I fixed the errors by tweaking
--remoteWrite.queuesparameter on vmagents, lowering amount of queues used for remote writes. Each queue will make a connection to the remoteWrite target so I guess too many of them saturate the target and your TLS handshakes start timing out, which in turn creates those EOF errors on the target.I think creating TLS version of statDial would help hide the EOF log spam triggered by vmagents and instead log i/o timeouts to the metrics. Otherwise you simply need to tweak queue count settings to make vmagents less aggressive towards their targets.
I narrowed down the generation of EOF error to TLS Handshake timeout functionality. VMagent is using default Golang’s http transport TLS dialer.

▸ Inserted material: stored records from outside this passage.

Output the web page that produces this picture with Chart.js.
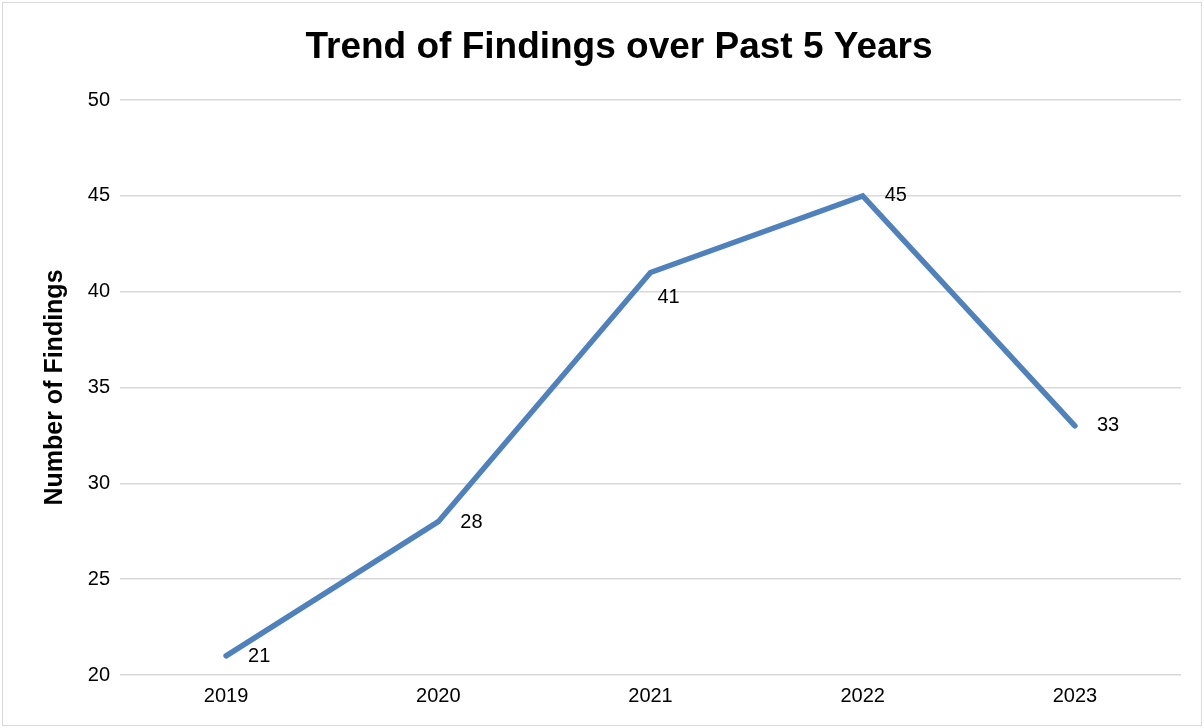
<!DOCTYPE html>
<html>
<head>
<meta charset="utf-8">
<script src="https://cdn.jsdelivr.net/npm/chart.js@4/dist/chart.umd.min.js"></script>
<style>
  html, body { margin: 0; padding: 0; background: #fff; }
  #wrap { position: relative; width: 1204px; height: 728px; }
  #frame { position: absolute; left: 2px; top: 2px; width: 1198px; height: 722px; border: 1px solid #d9d9d9; pointer-events: none; }
</style>
</head>
<body>
<div id="wrap">
  <canvas id="trendChart" width="1204" height="728"></canvas>
  <div id="frame"></div>
</div>
<script>
const years = ['2019', '2020', '2021', '2022', '2023'];
const findings = [21, 28, 41, 45, 33];
const yTicks = [20, 25, 30, 35, 40, 45, 50];
const chartTitle = 'Trend of Findings over Past 5 Years';

// label offsets from each point (px), like Excel's manual label placement
const labelOffsets = [[22, 1], [22, 1], [7, 25], [22, 0], [22, 0]];

const FONT = '"Liberation Sans", Arial, sans-serif';

// Excel centres the title a bit left of the plot, so draw it by hand
const titleText = {
  id: 'titleText',
  afterDraw(chart) {
    const ctx = chart.ctx;
    ctx.save();
    ctx.font = 'bold 37px ' + FONT;
    ctx.fillStyle = '#000';
    ctx.textBaseline = 'alphabetic';
    ctx.textAlign = 'center';
    ctx.fillText(chartTitle, 619, 58);
    ctx.restore();
  }
};

const valueLabels = {
  id: 'valueLabels',
  afterDatasetsDraw(chart) {
    const ctx = chart.ctx;
    const meta = chart.getDatasetMeta(0);
    ctx.save();
    ctx.font = '20px ' + FONT;
    ctx.fillStyle = '#000';
    ctx.textAlign = 'left';
    ctx.textBaseline = 'middle';
    meta.data.forEach((pt, i) => {
      const [dx, dy] = labelOffsets[i];
      ctx.fillText(String(findings[i]), pt.x + dx, pt.y + dy);
    });
    ctx.restore();
  }
};

new Chart(document.getElementById('trendChart').getContext('2d'), {
  type: 'line',
  data: {
    labels: years,
    datasets: [{
      data: findings,
      borderColor: '#4f81bd',
      borderWidth: 5.5,
      borderCapStyle: 'round',
      pointRadius: 0,
      tension: 0,
      fill: false
    }]
  },
  options: {
    responsive: false,
    animation: false,
    devicePixelRatio: 1,
    layout: { padding: { left: 0, right: 23, top: 100, bottom: 0 } },
    plugins: {
      legend: { display: false },
      tooltip: { enabled: false },
      title: { display: false }
    },
    scales: {
      x: {
        offset: true,
        grid: { display: false, drawTicks: false },
        border: { display: false },
        ticks: { color: '#000', font: { family: FONT, size: 20 }, padding: 9 },
        afterFit(scale) { scale.height = 53; }
      },
      y: {
        min: 20,
        max: 50,
        afterBuildTicks(scale) { scale.ticks = yTicks.map(v => ({ value: v })); },
        grid: { color: '#d9d9d9', lineWidth: 1.5, drawTicks: false },
        border: { display: false },
        ticks: { color: '#000', font: { family: FONT, size: 20 }, padding: 10 },
        title: {
          display: true,
          text: 'Number of Findings',
          color: '#000',
          font: { family: FONT, size: 25, weight: 'bold' },
          padding: { top: 40, bottom: 0 }
        },
        afterFit(scale) { scale.width = 120; }
      }
    }
  },
  plugins: [valueLabels, titleText]
});
</script>
</body>
</html>
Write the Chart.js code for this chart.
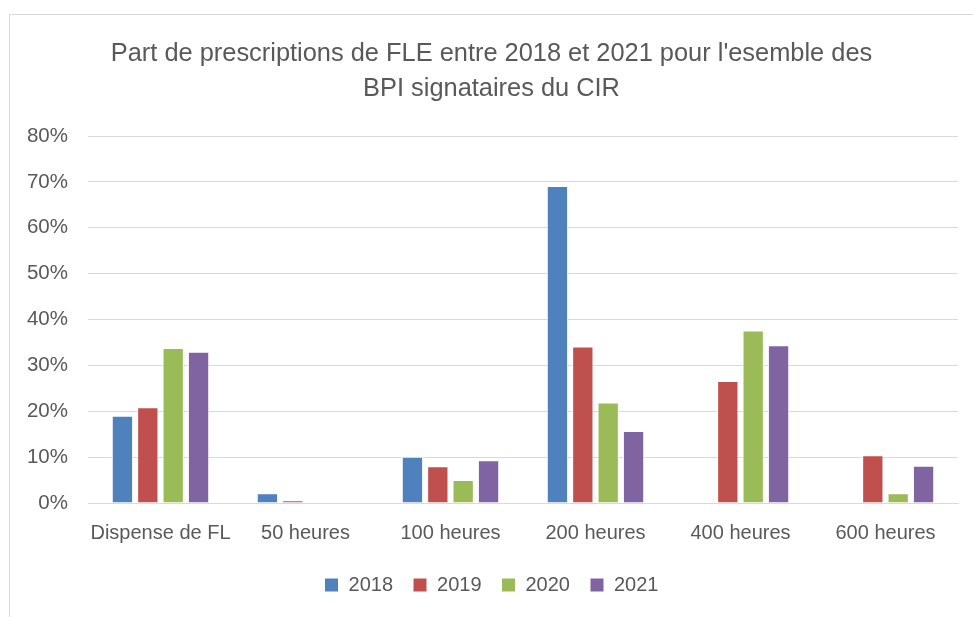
<!DOCTYPE html>
<html><head><meta charset="utf-8">
<script src="https://cdn.jsdelivr.net/npm/chart.js@4/dist/chart.umd.min.js"></script>
<style>
html,body{margin:0;padding:0;background:#fff;overflow:hidden}
#box{position:absolute;left:9px;top:14px;width:964px;height:603px;border-left:1px solid #d9d9d9;border-top:1px solid #d9d9d9}
#box canvas{display:block}
</style></head><body>
<div id="box"><canvas id="c" width="963" height="602"></canvas></div>
<script>
'use strict';
const CATS=['Dispense de FL','50 heures','100 heures','200 heures','400 heures','600 heures'];
const Y2018=[19.0,2.1,10.1,69.1,0,0];
const Y2019=[20.9,0.6,8.0,34.1,26.6,10.4];
const Y2020=[33.8,0,5.0,21.9,37.6,2.1];
const Y2021=[33.0,0,9.3,15.7,34.4,8.1];
const TITLE=["Part de prescriptions de FLE entre 2018 et 2021 pour l'esemble des",'BPI signataires du CIR'];
const TXT='#595959',GRID='#d9d9d9',FONT="'Liberation Sans',sans-serif";
const ds=(label,data,color)=>({label,data,backgroundColor:color,borderColor:'#fff',borderWidth:1,barPercentage:0.84,categoryPercentage:0.70});
new Chart(document.getElementById('c'),{
  type:'bar',
  data:{labels:CATS,datasets:[ds('2018',Y2018,'#4f81bd'),ds('2019',Y2019,'#c0504d'),ds('2020',Y2020,'#9bbb59'),ds('2021',Y2021,'#8064a2')]},
  options:{responsive:false,animation:false,
    layout:{padding:{left:15,right:15,top:18,bottom:12}},
    plugins:{
      title:{display:true,text:TITLE,color:TXT,font:{family:FONT,size:25.4,weight:'normal',lineHeight:1.4},padding:{top:3,bottom:29}},
      legend:{position:'bottom',labels:{color:TXT,font:{family:FONT,size:20},boxWidth:14,boxHeight:14,padding:20}},
      tooltip:{enabled:false}
    },
    scales:{
      x:{grid:{display:false},border:{color:GRID},ticks:{color:TXT,font:{family:FONT,size:20},padding:10,maxRotation:0,minRotation:0,autoSkip:false}},
      y:{min:0,max:80,grid:{color:GRID,drawTicks:false},border:{display:false},
         ticks:{stepSize:10,color:TXT,font:{family:FONT,size:20.5},padding:20,callback:v=>v+'%'},
         afterFit:s=>{s.width=63}}
    }
  }
});
</script></body></html>
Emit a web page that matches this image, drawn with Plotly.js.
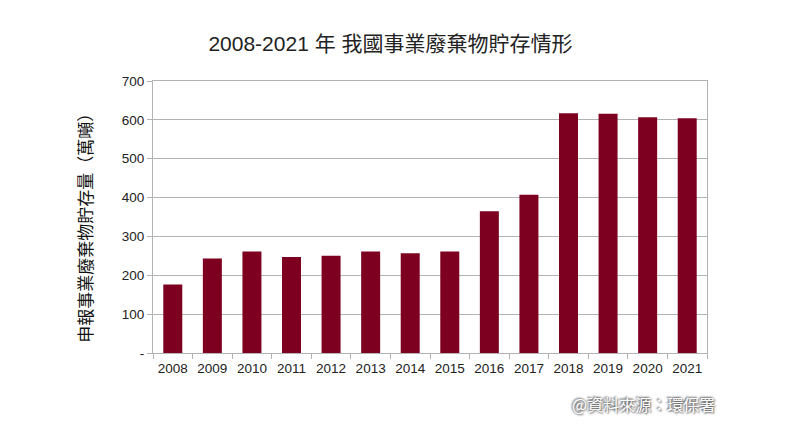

In https://github.com/VictoriaMetrics/VictoriaMetrics/blob/master/app/vmagent/remotewrite/client.go#L94 there is a custom dialer for normal unencrypted TCP connection. There is no DialTLS option specified, so as per http.Transport documentation:
By that they mean to use
addTLSfunction: https://golang.org/src/net/http/transport.go#L1512 called in belowdialConnfunction to get TLS-secured connection. Specifically to distinguish between custom TLS dialer and default one you can see the logic in https://golang.org/src/net/http/transport.go#L1578 and if there is no custom TLS dialer defined then it will resort to using normal Dialer +addTLSfunction. Seems weird that they go with that route instead of initializing some default tls.Conn.So what caused those EOF errors on remoteWrite target? Since my previously published read/write errors of vmagent coincided with EOF errors from the remoteWrite targets, as well as those error stack-traces originating from
addTLS, then the best guess is that this specific section causes them: https://golang.org/src/net/http/transport.go#L1540 (TLS handshake timeout triggers abrupt connection closure inaddTLS).Potential fix? Not sure. @valyala I duplicated statConn as statConnTLS and made it internally use tls.Conn. The methods are the same as normal statConn, however, you must specify SetReadDeadline and SetWriteDeadline before calling tls.Conn.Read/Write respectively, they are used by tls.Conn’s internal write/read methods that first check/initiate TLS handshake before writing/reading request data.
The
statConnTLS.statDialTLSmethod is then set to transport’sDialTLSorDialTLSContextfield. One issue is that there doesn’t seem to be an easy way to pass TLSConfig object, so very likely you may want to supply an additional wrapper object that supplies DialTLS function and the dial function uses TLSConfig from the wrapper object to initiate tls.Conn.I quickly tried this with the following:
Even with nil TLS config, the EOF errors finally disappeared from remoteWrite target. If you log errors from statConnTLS write/read then I have noticed that there are occasional i/o timeouts but doesn’t seem to affect anything, seems to be just part of usual connection churn noise.
Anyways, I am not sure if creating a custom TLS statConn dialer is the solution just to silence seemingly harmless EOF TLS errors from vmagent remoteWrite targets. I am still puzzled why these random TLS handshake timeouts happen in the first place.
Thanks for your response. We are not scraping the vminsert/vmauth endpoint. We are using vmagent that uses a remote_write to vmauth, which secures vminsert on that node. If I change the remote_write endpoint to localhost, there are no errors.